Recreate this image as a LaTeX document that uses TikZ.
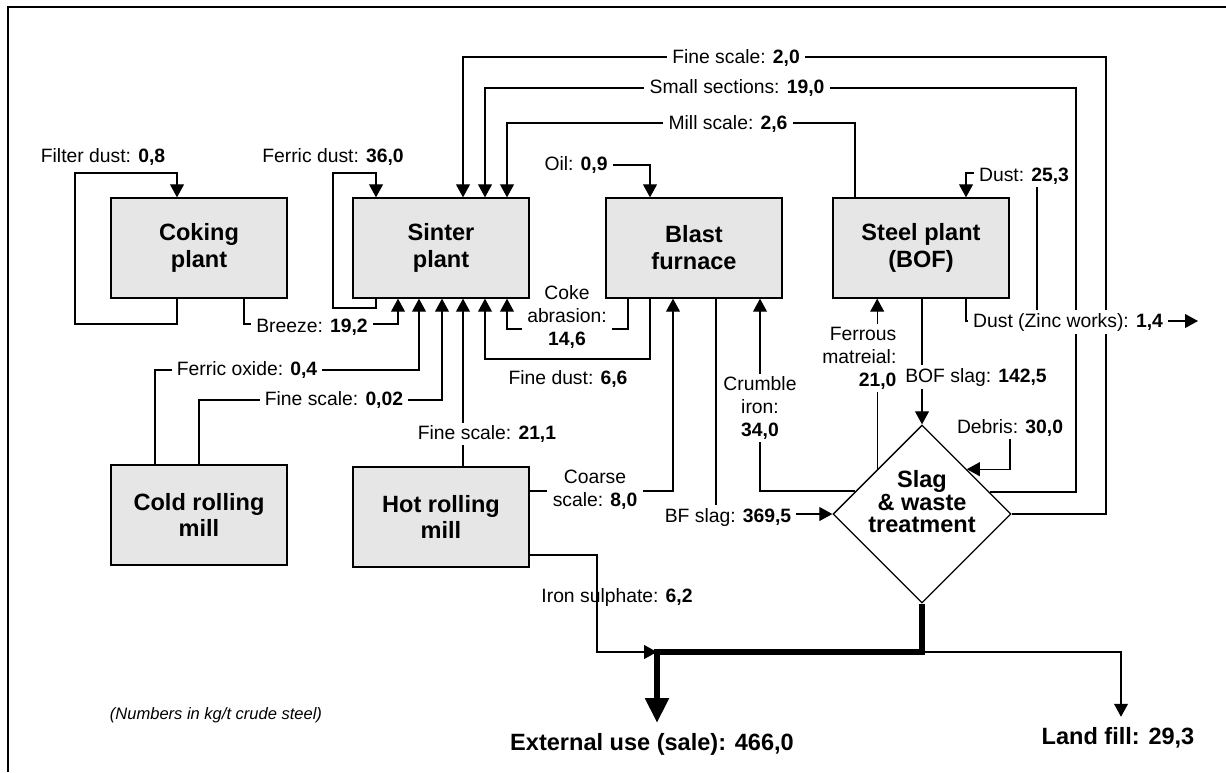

────────────────────

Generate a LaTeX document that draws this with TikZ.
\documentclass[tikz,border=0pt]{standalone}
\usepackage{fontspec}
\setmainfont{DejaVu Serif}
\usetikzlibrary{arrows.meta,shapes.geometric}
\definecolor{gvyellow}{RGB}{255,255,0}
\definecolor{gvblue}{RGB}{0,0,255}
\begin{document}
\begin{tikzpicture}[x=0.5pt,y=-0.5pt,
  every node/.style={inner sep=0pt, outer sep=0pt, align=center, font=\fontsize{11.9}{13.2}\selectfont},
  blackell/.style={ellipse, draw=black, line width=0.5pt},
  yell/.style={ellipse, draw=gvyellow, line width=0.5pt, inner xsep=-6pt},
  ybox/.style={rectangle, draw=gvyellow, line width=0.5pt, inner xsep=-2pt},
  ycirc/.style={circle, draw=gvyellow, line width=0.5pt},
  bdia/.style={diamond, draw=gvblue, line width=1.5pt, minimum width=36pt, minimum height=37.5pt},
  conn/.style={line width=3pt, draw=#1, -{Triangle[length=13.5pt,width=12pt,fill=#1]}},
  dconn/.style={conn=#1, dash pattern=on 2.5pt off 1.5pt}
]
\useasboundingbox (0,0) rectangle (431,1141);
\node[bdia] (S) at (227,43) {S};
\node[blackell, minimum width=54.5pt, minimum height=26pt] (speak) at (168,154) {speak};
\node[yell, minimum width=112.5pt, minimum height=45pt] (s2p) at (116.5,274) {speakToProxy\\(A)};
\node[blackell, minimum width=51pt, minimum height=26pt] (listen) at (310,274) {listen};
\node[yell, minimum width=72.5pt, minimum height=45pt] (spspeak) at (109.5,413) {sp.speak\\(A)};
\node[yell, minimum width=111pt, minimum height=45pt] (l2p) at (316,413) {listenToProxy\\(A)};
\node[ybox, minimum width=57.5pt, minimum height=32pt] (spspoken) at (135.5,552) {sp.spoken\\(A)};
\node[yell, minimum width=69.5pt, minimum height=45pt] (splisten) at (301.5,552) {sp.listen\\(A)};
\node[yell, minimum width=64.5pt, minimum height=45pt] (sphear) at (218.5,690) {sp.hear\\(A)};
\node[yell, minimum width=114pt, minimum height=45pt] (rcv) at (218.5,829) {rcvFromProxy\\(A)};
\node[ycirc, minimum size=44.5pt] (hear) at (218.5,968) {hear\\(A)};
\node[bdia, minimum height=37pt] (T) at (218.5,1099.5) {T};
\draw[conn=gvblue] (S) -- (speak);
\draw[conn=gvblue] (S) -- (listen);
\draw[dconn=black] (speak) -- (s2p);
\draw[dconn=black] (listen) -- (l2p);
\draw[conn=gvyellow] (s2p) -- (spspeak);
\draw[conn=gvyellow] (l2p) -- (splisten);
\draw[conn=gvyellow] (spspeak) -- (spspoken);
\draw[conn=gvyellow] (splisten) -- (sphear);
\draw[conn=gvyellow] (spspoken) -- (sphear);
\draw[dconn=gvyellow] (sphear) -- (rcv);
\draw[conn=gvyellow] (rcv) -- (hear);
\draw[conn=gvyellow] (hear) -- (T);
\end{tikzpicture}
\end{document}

────────────────────

**Stated exercise:**
Gather from the data above every line with the string "that".

**Task solution:**
Recreate this image as a LaTeX document that uses TikZ.
Generate a LaTeX document that draws this with TikZ.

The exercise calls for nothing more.